■ Task description
Extract only the first line of the listing and every line after it up to and including the one with "const rowB = [py(2062), py(1171)];". Omit the pictures.

----- Data section

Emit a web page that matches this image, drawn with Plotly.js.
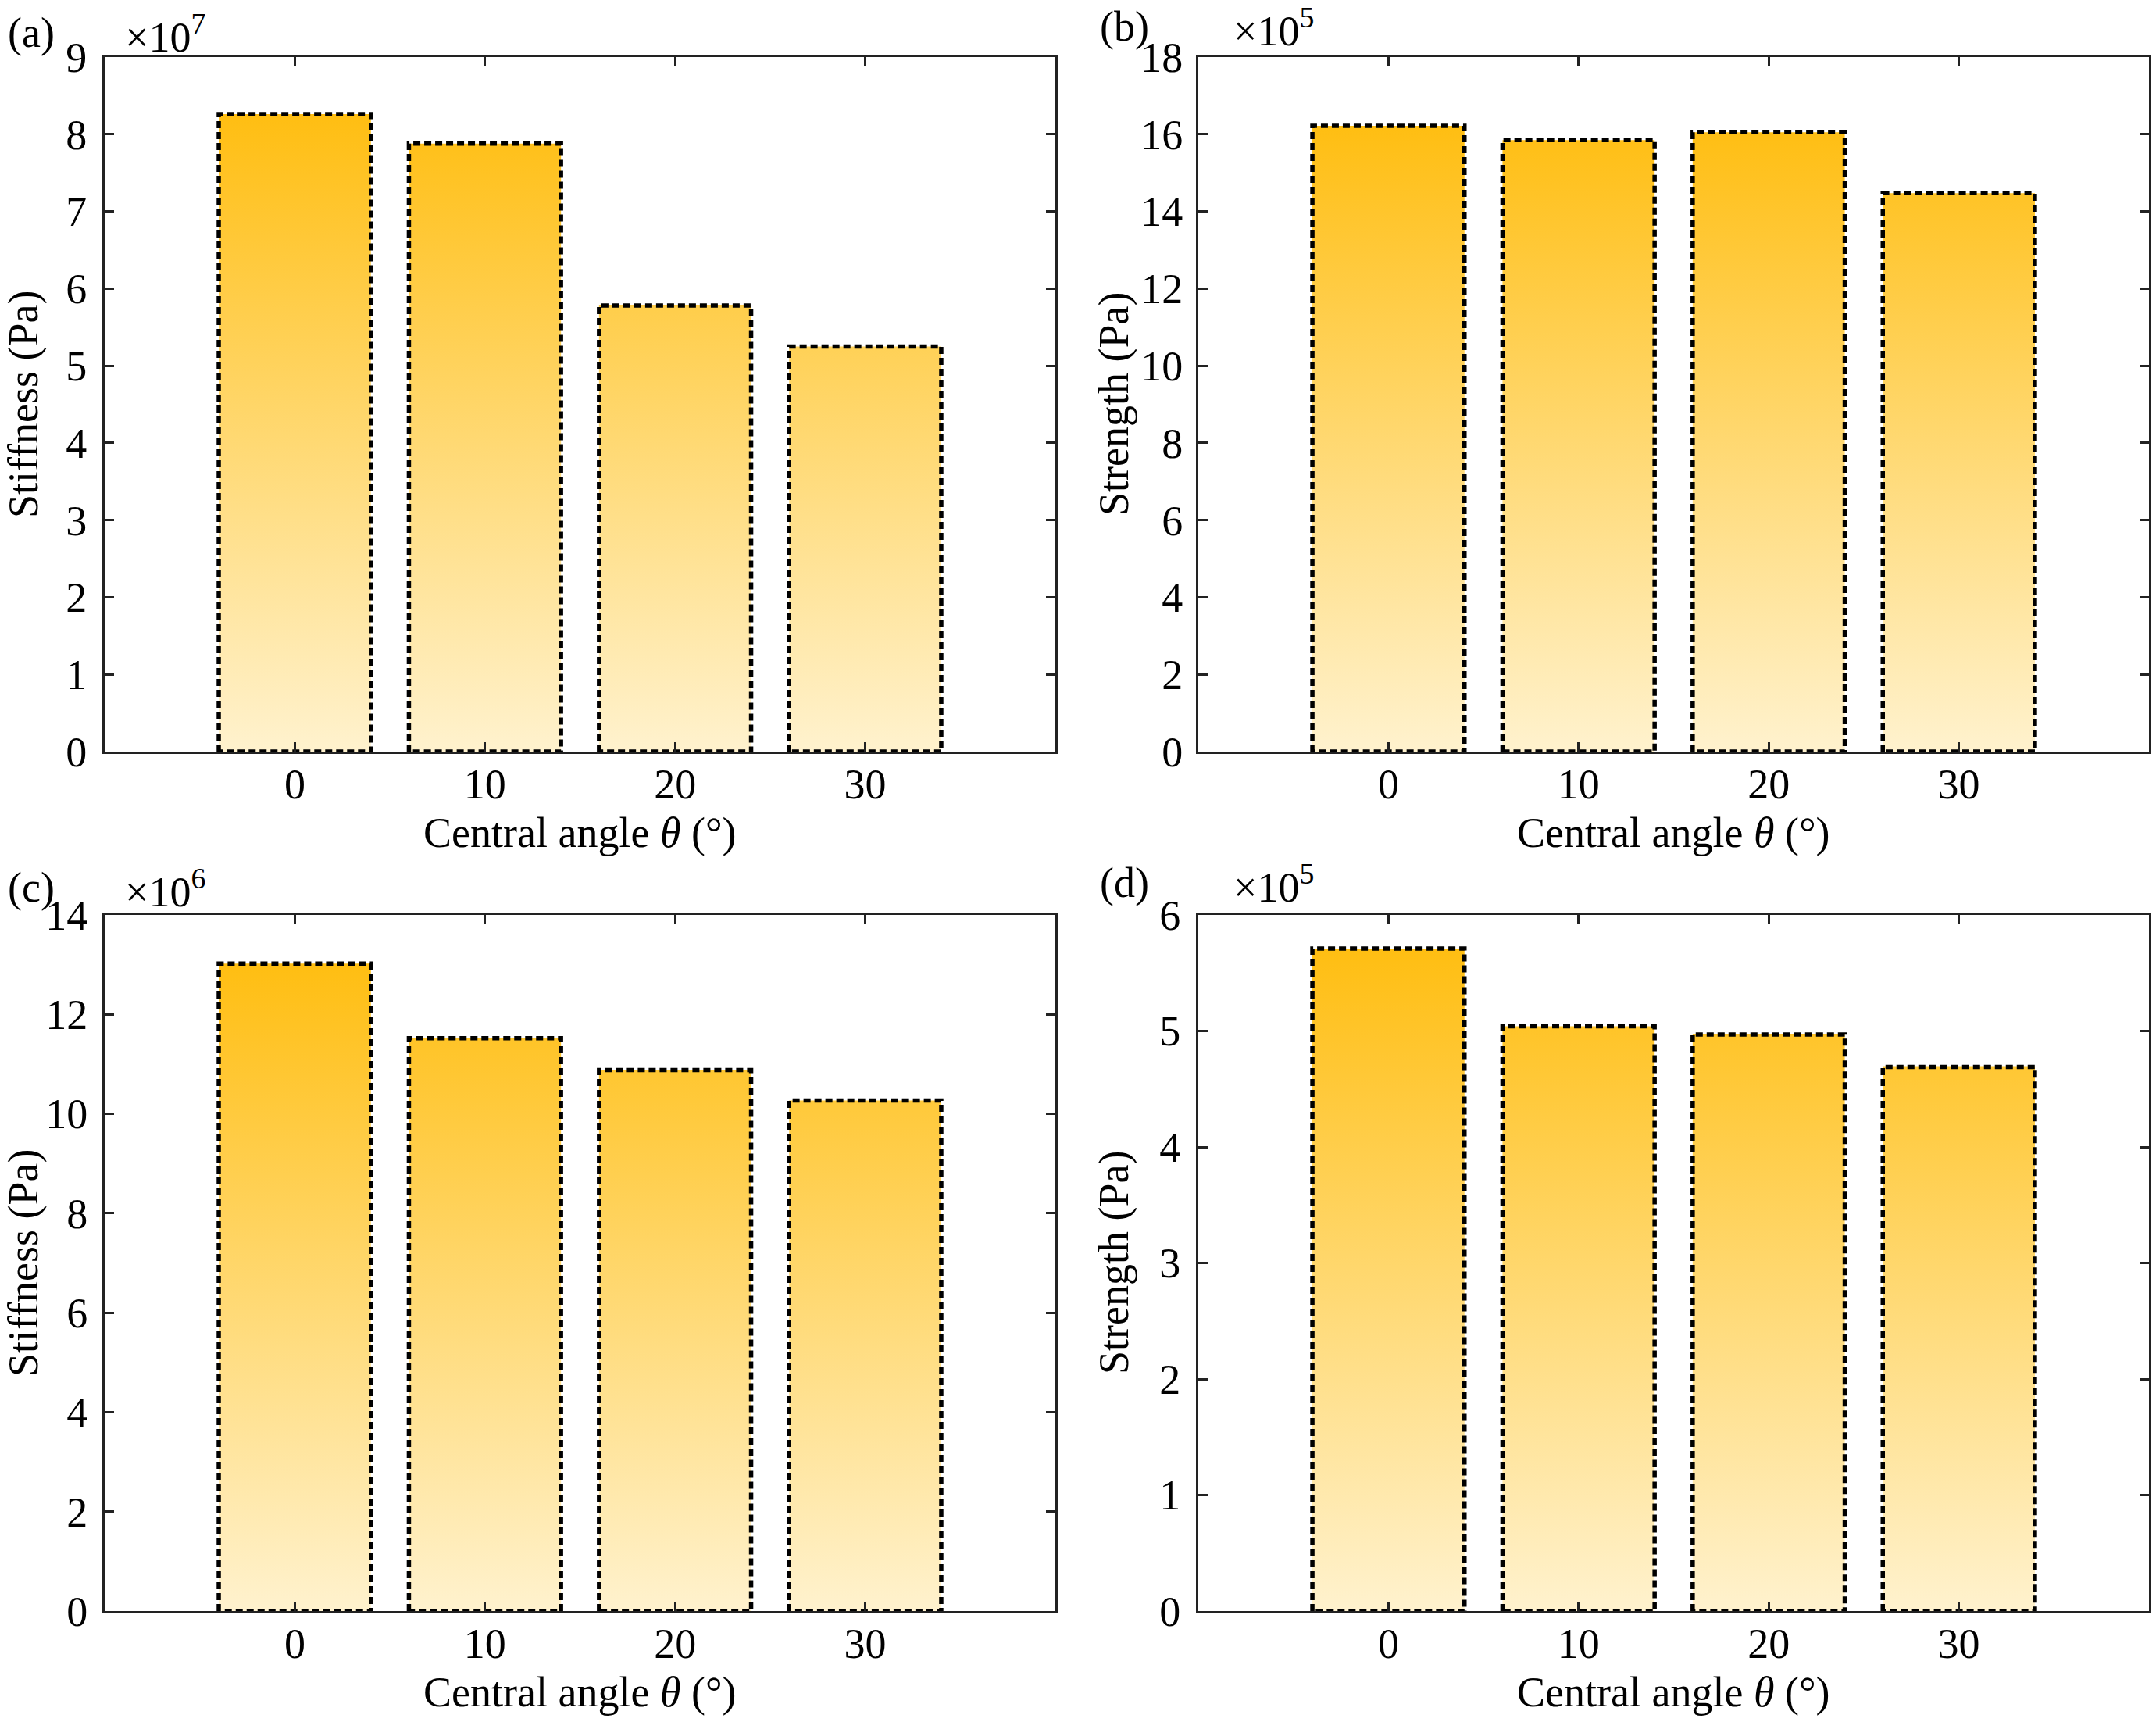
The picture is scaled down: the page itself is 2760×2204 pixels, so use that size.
<!DOCTYPE html>
<html>
<head>
<meta charset="utf-8">
<script src="https://cdn.plot.ly/plotly-3.0.1.min.js"></script>
<style>
    body { margin: 0; background: #fff; }
    #myChart { width: 2760px; height: 2204px; }
</style>
</head>
<body>
<div id="myChart"></div>
<script>
// central angles (deg) and the values
const angles = [0, 10, 20, 30];
const angleLabels = ['0', '10', '20', '30'];
const stiffnessA = [8.26, 7.88, 5.78, 5.25];      // x10^7 Pa
const strengthB = [16.22, 15.85, 16.05, 14.47];   // x10^5 Pa
const stiffnessC = [13.02, 11.52, 10.88, 10.27];  // x10^6 Pa
const strengthD = [5.71, 5.04, 4.97, 4.69];       // x10^5 Pa

const W = 2760, H = 2204;
const serif = 'Liberation Serif, Times New Roman, serif';
const axisColor = '#222';
const fs = 54;

// pixel -> paper helpers
const px = x => x / W;
const py = y => 1 - y / H;

const colL = [px(134), px(1351)];
const colR = [px(1534), px(2751)];
const rowT = [py(962), py(73)];
const rowB = [py(2062), py(1171)];

function makeBar(vals, xa, ya) {
    return {
        type: 'bar',
        x: angles,
        y: vals,
        xaxis: xa,
        yaxis: ya,
        width: 8,
        marker: { color: '#FFC014', line: { color: '#000', width: 5.5 } },
        hoverinfo: 'skip'
    };
}

function xAxis(domain, anchor) {
    return {
        domain: domain,
        anchor: anchor,
        range: [-10, 40],
        tickvals: angles,
        ticktext: angleLabels,
        ticks: 'inside',
        ticklen: 12,
        tickwidth: 3,
        tickcolor: axisColor,
        showline: true,
        linewidth: 3,
        linecolor: axisColor,
        mirror: 'ticks',
        showgrid: false,
        zeroline: false,
        ticklabelstandoff: -8,
        tickfont: { family: serif, size: fs, color: '#000' }
    };
}

function yAxis(domain, anchor, max, dtick, standoff) {
    return {
        domain: domain,
        anchor: anchor,
        range: [0, max],
        tick0: 0,
        dtick: dtick,
        ticks: 'inside',
        ticklen: 12,
        tickwidth: 3,
        tickcolor: axisColor,
        showline: true,
        linewidth: 3,
        linecolor: axisColor,
        mirror: 'ticks',
        showgrid: false,
        zeroline: false,
        ticklabelstandoff: standoff,
        tickfont: { family: serif, size: fs, color: '#000' }
    };
}

function note(text, x, y, opts) {
    return Object.assign({
        text: text,
        xref: 'paper', yref: 'paper',
        x: px(x), y: py(y),
        xanchor: 'left', yanchor: 'middle',
        showarrow: false,
        font: { family: serif, size: fs, color: '#000' }
    }, opts || {});
}

const xTitle = 'Central angle <i>θ</i> (°)';

const annotations = [
    // panel letters
    note('(a)', 8, 42),
    note('(b)', 1406, 34),
    note('(c)', 8, 1136),
    note('(d)', 1406, 1130),
    // exponent labels
    note('×10<sup>7</sup>', 158, 44),
    note('×10<sup>5</sup>', 1577, 35),
    note('×10<sup>6</sup>', 158, 1137),
    note('×10<sup>5</sup>', 1577, 1131),
    // x titles
    note(xTitle, 742, 1066, { xanchor: 'center' }),
    note(xTitle, 2142, 1066, { xanchor: 'center' }),
    note(xTitle, 742, 2166, { xanchor: 'center' }),
    note(xTitle, 2142, 2166, { xanchor: 'center' }),
    // y titles
    note('Stiffness (Pa)', 30, 517, { xanchor: 'center', textangle: -90 }),
    note('Strength (Pa)', 1426, 517, { xanchor: 'center', textangle: -90 }),
    note('Stiffness (Pa)', 30, 1616, { xanchor: 'center', textangle: -90 }),
    note('Strength (Pa)', 1426, 1616, { xanchor: 'center', textangle: -90 })
];

const data = [
    makeBar(stiffnessA, 'x', 'y'),
    makeBar(strengthB, 'x2', 'y2'),
    makeBar(stiffnessC, 'x3', 'y3'),
    makeBar(strengthD, 'x4', 'y4')
];

const layout = {
    width: W,
    height: H,
    margin: { l: 0, r: 0, t: 0, b: 0 },
    paper_bgcolor: '#fff',
    plot_bgcolor: '#fff',
    showlegend: false,
    hovermode: false,
    xaxis: xAxis(colL, 'y'),
    yaxis: yAxis(rowT, 'x', 9, 1, 9),
    xaxis2: xAxis(colR, 'y2'),
    yaxis2: yAxis(rowT, 'x2', 18, 2, 6),
    xaxis3: xAxis(colL, 'y3'),
    yaxis3: yAxis(rowB, 'x3', 14, 2, 8),
    xaxis4: xAxis(colR, 'y4'),
    yaxis4: yAxis(rowB, 'x4', 6, 1, 9),
    annotations: annotations
};

// plotly bars have no gradient fill or dashed outline, so patch the drawn paths
function paintBars(gd) {
    const ns = 'http://www.w3.org/2000/svg';
    const defs = gd.querySelector('.main-svg defs');
    gd.querySelectorAll('.cartesianlayer .subplot').forEach((sp, i) => {
        const paths = sp.querySelectorAll('.barlayer .point path');
        if (!paths.length) return;
        let top = Infinity, bottom = -Infinity;
        paths.forEach(p => {
            const b = p.getBBox();
            top = Math.min(top, b.y);
            bottom = Math.max(bottom, b.y + b.height);
        });
        const id = 'barGrad' + i;
        const g = document.createElementNS(ns, 'linearGradient');
        g.setAttribute('id', id);
        g.setAttribute('gradientUnits', 'userSpaceOnUse');
        g.setAttribute('x1', 0);
        g.setAttribute('x2', 0);
        g.setAttribute('y1', bottom);
        g.setAttribute('y2', top);
        [['0', 'rgb(255,242,206)'], ['1', 'rgb(255,190,18)']].forEach(s => {
            const stop = document.createElementNS(ns, 'stop');
            stop.setAttribute('offset', s[0]);
            stop.setAttribute('stop-color', s[1]);
            g.appendChild(stop);
        });
        defs.appendChild(g);
        paths.forEach(p => {
            p.style.fill = 'url(#' + id + ')';
            p.style.strokeDasharray = '9,5';
        });
    });
}

Plotly.newPlot('myChart', data, layout, { staticPlot: true }).then(paintBars);
</script>
</body>
</html>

----------

■ Exercise result
Emit a web page that matches this image, drawn with Plotly.js.
The picture is scaled down: the page itself is 2760×2204 pixels, so use that size.
<!DOCTYPE html>
<html>
<head>
<meta charset="utf-8">
<script src="https://cdn.plot.ly/plotly-3.0.1.min.js"></script>
<style>
    body { margin: 0; background: #fff; }
    #myChart { width: 2760px; height: 2204px; }
</style>
</head>
<body>
<div id="myChart"></div>
<script>
// central angles (deg) and the values
const angles = [0, 10, 20, 30];
const angleLabels = ['0', '10', '20', '30'];
const stiffnessA = [8.26, 7.88, 5.78, 5.25];      // x10^7 Pa
const strengthB = [16.22, 15.85, 16.05, 14.47];   // x10^5 Pa
const stiffnessC = [13.02, 11.52, 10.88, 10.27];  // x10^6 Pa
const strengthD = [5.71, 5.04, 4.97, 4.69];       // x10^5 Pa

const W = 2760, H = 2204;
const serif = 'Liberation Serif, Times New Roman, serif';
const axisColor = '#222';
const fs = 54;

// pixel -> paper helpers
const px = x => x / W;
const py = y => 1 - y / H;

const colL = [px(134), px(1351)];
const colR = [px(1534), px(2751)];
const rowT = [py(962), py(73)];
const rowB = [py(2062), py(1171)];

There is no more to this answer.